• _Material_
>> start

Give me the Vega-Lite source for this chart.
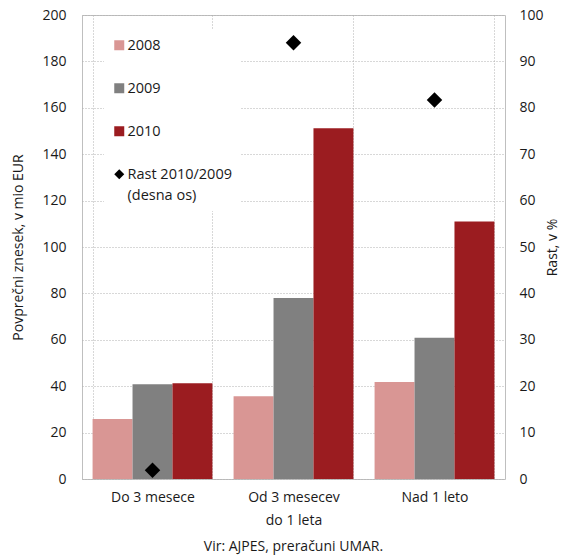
{
  "$schema": "https://vega.github.io/schema/vega-lite/v6.json",
  "width": 423,
  "height": 464,
  "padding": {"left": 11, "top": 8, "right": 5, "bottom": 4},
  "background": "white",
  "config": {
    "font": "Open Sans",
    "view": {"stroke": "#bfbfbf", "strokeWidth": 1},
    "style": {"guide-label": {"lineHeight": 21, "dy": 5}},
    "axis": {
      "labelFontSize": 14,
      "labelColor": "#1a1a1a",
      "titleFontSize": 14,
      "titleFontWeight": "normal",
      "titleColor": "#1a1a1a",
      "domain": false,
      "ticks": false,
      "gridColor": "#b0b0b0",
      "gridDash": [1, 2],
      "gridWidth": 1
    }
  },
  "title": {
    "text": "Vir: AJPES, preračuni UMAR.",
    "orient": "bottom",
    "anchor": "middle",
    "fontSize": 14,
    "fontWeight": "normal",
    "color": "#1a1a1a",
    "offset": 13
  },
  "layer": [
    {
      "data": {
        "values": [
          {"kat": "Do 3 mesece", "serija": "2008", "znesek": 25.9},
          {"kat": "Do 3 mesece", "serija": "2009", "znesek": 40.8},
          {"kat": "Do 3 mesece", "serija": "2010", "znesek": 41.3},
          {"kat": "Od 3 mesecev do 1 leta", "serija": "2008", "znesek": 35.7},
          {"kat": "Od 3 mesecev do 1 leta", "serija": "2009", "znesek": 78.0},
          {"kat": "Od 3 mesecev do 1 leta", "serija": "2010", "znesek": 151.2},
          {"kat": "Nad 1 leto", "serija": "2008", "znesek": 41.8},
          {"kat": "Nad 1 leto", "serija": "2009", "znesek": 60.9},
          {"kat": "Nad 1 leto", "serija": "2010", "znesek": 111.0}
        ]
      },
      "mark": {"type": "bar"},
      "encoding": {
        "x": {
          "field": "kat",
          "type": "nominal",
          "sort": ["Do 3 mesece", "Od 3 mesecev do 1 leta", "Nad 1 leto"],
          "scale": {"paddingInner": 0.15, "paddingOuter": 0.075},
          "axis": {
            "title": null,
            "labelAngle": 0,
            "grid": true,
            "tickBand": "extent",
            "labelPadding": 6,
            "labelLineHeight": 23,
            "labelExpr": "datum.label == 'Od 3 mesecev do 1 leta' ? ['Od 3 mesecev', 'do 1 leta'] : datum.label"
          }
        },
        "xOffset": {"field": "serija", "type": "nominal", "sort": ["2008", "2009", "2010"]},
        "y": {
          "field": "znesek",
          "type": "quantitative",
          "scale": {"domain": [0, 200]},
          "axis": {
            "title": "Povprečni znesek, v mio EUR",
            "values": [0, 20, 40, 60, 80, 100, 120, 140, 160, 180, 200],
            "grid": true,
            "labelPadding": 16,
            "labelOffset": -5,
            "titlePadding": 16
          }
        },
        "color": {
          "field": "serija",
          "type": "nominal",
          "scale": {
            "domain": ["2008", "2009", "2010", "Rast 2010/2009 (desna os)"],
            "range": ["#d99694", "#808080", "#9b1c20", "#000000"]
          },
          "legend": {
            "title": null,
            "orient": "none",
            "legendX": 22,
            "legendY": 15,
            "fillColor": "white",
            "padding": 8,
            "rowPadding": 28,
            "symbolSize": 100,
            "symbolStrokeWidth": 0,
            "labelFontSize": 14.5,
            "labelColor": "#1a1a1a",
            "labelOffset": 1,
            "labelBaseline": "alphabetic",
            "labelExpr": "datum.label == 'Rast 2010/2009 (desna os)' ? ['Rast 2010/2009', '(desna os)'] : datum.label"
          }
        }
      }
    },
    {
      "data": {
        "values": [
          {"kat": "Do 3 mesece", "serija": "Rast 2010/2009 (desna os)", "rast": 1.9},
          {"kat": "Od 3 mesecev do 1 leta", "serija": "Rast 2010/2009 (desna os)", "rast": 94.0},
          {"kat": "Nad 1 leto", "serija": "Rast 2010/2009 (desna os)", "rast": 81.7}
        ]
      },
      "mark": {"type": "point", "filled": true, "opacity": 1, "size": 240},
      "encoding": {
        "x": {
          "field": "kat",
          "type": "nominal",
          "sort": ["Do 3 mesece", "Od 3 mesecev do 1 leta", "Nad 1 leto"]
        },
        "y": {
          "field": "rast",
          "type": "quantitative",
          "scale": {"domain": [0, 100]},
          "axis": {
            "orient": "right",
            "title": "Rast, v %",
            "titleAngle": 270,
            "values": [0, 10, 20, 30, 40, 50, 60, 70, 80, 90, 100],
            "grid": false,
            "labelPadding": 14,
            "labelOffset": -5,
            "titlePadding": 16
          }
        },
        "color": {
          "field": "serija",
          "type": "nominal",
          "scale": {
            "domain": ["2008", "2009", "2010", "Rast 2010/2009 (desna os)"],
            "range": ["#d99694", "#808080", "#9b1c20", "#000000"]
          }
        },
        "shape": {
          "field": "serija",
          "type": "nominal",
          "scale": {
            "domain": ["2008", "2009", "2010", "Rast 2010/2009 (desna os)"],
            "range": ["square", "square", "square", "diamond"]
          }
        }
      }
    }
  ],
  "resolve": {"scale": {"y": "independent"}}
}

>> end

• _Problem to solve_
Exclude the images and reproduce the remaining data exactly.

• _Answer in full_
Give me the Vega-Lite source for this chart.
{
  "$schema": "https://vega.github.io/schema/vega-lite/v6.json",
  "width": 423,
  "height": 464,
  "padding": {"left": 11, "top": 8, "right": 5, "bottom": 4},
  "background": "white",
  "config": {
    "font": "Open Sans",
    "view": {"stroke": "#bfbfbf", "strokeWidth": 1},
    "style": {"guide-label": {"lineHeight": 21, "dy": 5}},
    "axis": {
      "labelFontSize": 14,
      "labelColor": "#1a1a1a",
      "titleFontSize": 14,
      "titleFontWeight": "normal",
      "titleColor": "#1a1a1a",
      "domain": false,
      "ticks": false,
      "gridColor": "#b0b0b0",
      "gridDash": [1, 2],
      "gridWidth": 1
    }
  },
  "title": {
    "text": "Vir: AJPES, preračuni UMAR.",
    "orient": "bottom",
    "anchor": "middle",
    "fontSize": 14,
    "fontWeight": "normal",
    "color": "#1a1a1a",
    "offset": 13
  },
  "layer": [
    {
      "data": {
        "values": [
          {"kat": "Do 3 mesece", "serija": "2008", "znesek": 25.9},
          {"kat": "Do 3 mesece", "serija": "2009", "znesek": 40.8},
          {"kat": "Do 3 mesece", "serija": "2010", "znesek": 41.3},
          {"kat": "Od 3 mesecev do 1 leta", "serija": "2008", "znesek": 35.7},
          {"kat": "Od 3 mesecev do 1 leta", "serija": "2009", "znesek": 78.0},
          {"kat": "Od 3 mesecev do 1 leta", "serija": "2010", "znesek": 151.2},
          {"kat": "Nad 1 leto", "serija": "2008", "znesek": 41.8},
          {"kat": "Nad 1 leto", "serija": "2009", "znesek": 60.9},
          {"kat": "Nad 1 leto", "serija": "2010", "znesek": 111.0}
        ]
      },
      "mark": {"type": "bar"},
      "encoding": {
        "x": {
          "field": "kat",
          "type": "nominal",
          "sort": ["Do 3 mesece", "Od 3 mesecev do 1 leta", "Nad 1 leto"],
          "scale": {"paddingInner": 0.15, "paddingOuter": 0.075},
          "axis": {
            "title": null,
            "labelAngle": 0,
            "grid": true,
            "tickBand": "extent",
            "labelPadding": 6,
            "labelLineHeight": 23,
            "labelExpr": "datum.label == 'Od 3 mesecev do 1 leta' ? ['Od 3 mesecev', 'do 1 leta'] : datum.label"
          }
        },
        "xOffset": {"field": "serija", "type": "nominal", "sort": ["2008", "2009", "2010"]},
        "y": {
          "field": "znesek",
          "type": "quantitative",
          "scale": {"domain": [0, 200]},
          "axis": {
            "title": "Povprečni znesek, v mio EUR",
            "values": [0, 20, 40, 60, 80, 100, 120, 140, 160, 180, 200],
            "grid": true,
            "labelPadding": 16,
            "labelOffset": -5,
            "titlePadding": 16
          }
        },
        "color": {
          "field": "serija",
          "type": "nominal",
          "scale": {
            "domain": ["2008", "2009", "2010", "Rast 2010/2009 (desna os)"],
            "range": ["#d99694", "#808080", "#9b1c20", "#000000"]
          },
          "legend": {
            "title": null,
            "orient": "none",
            "legendX": 22,
            "legendY": 15,
            "fillColor": "white",
            "padding": 8,
            "rowPadding": 28,
            "symbolSize": 100,
            "symbolStrokeWidth": 0,
            "labelFontSize": 14.5,
            "labelColor": "#1a1a1a",
            "labelOffset": 1,
            "labelBaseline": "alphabetic",
            "labelExpr": "datum.label == 'Rast 2010/2009 (desna os)' ? ['Rast 2010/2009', '(desna os)'] : datum.label"
          }
        }
      }
    },
    {
      "data": {
        "values": [
          {"kat": "Do 3 mesece", "serija": "Rast 2010/2009 (desna os)", "rast": 1.9},
          {"kat": "Od 3 mesecev do 1 leta", "serija": "Rast 2010/2009 (desna os)", "rast": 94.0},
          {"kat": "Nad 1 leto", "serija": "Rast 2010/2009 (desna os)", "rast": 81.7}
        ]
      },
      "mark": {"type": "point", "filled": true, "opacity": 1, "size": 240},
      "encoding": {
        "x": {
          "field": "kat",
          "type": "nominal",
          "sort": ["Do 3 mesece", "Od 3 mesecev do 1 leta", "Nad 1 leto"]
        },
        "y": {
          "field": "rast",
          "type": "quantitative",
          "scale": {"domain": [0, 100]},
          "axis": {
            "orient": "right",
            "title": "Rast, v %",
            "titleAngle": 270,
            "values": [0, 10, 20, 30, 40, 50, 60, 70, 80, 90, 100],
            "grid": false,
            "labelPadding": 14,
            "labelOffset": -5,
            "titlePadding": 16
          }
        },
        "color": {
          "field": "serija",
          "type": "nominal",
          "scale": {
            "domain": ["2008", "2009", "2010", "Rast 2010/2009 (desna os)"],
            "range": ["#d99694", "#808080", "#9b1c20", "#000000"]
          }
        },
        "shape": {
          "field": "serija",
          "type": "nominal",
          "scale": {
            "domain": ["2008", "2009", "2010", "Rast 2010/2009 (desna os)"],
            "range": ["square", "square", "square", "diamond"]
          }
        }
      }
    }
  ],
  "resolve": {"scale": {"y": "independent"}}
}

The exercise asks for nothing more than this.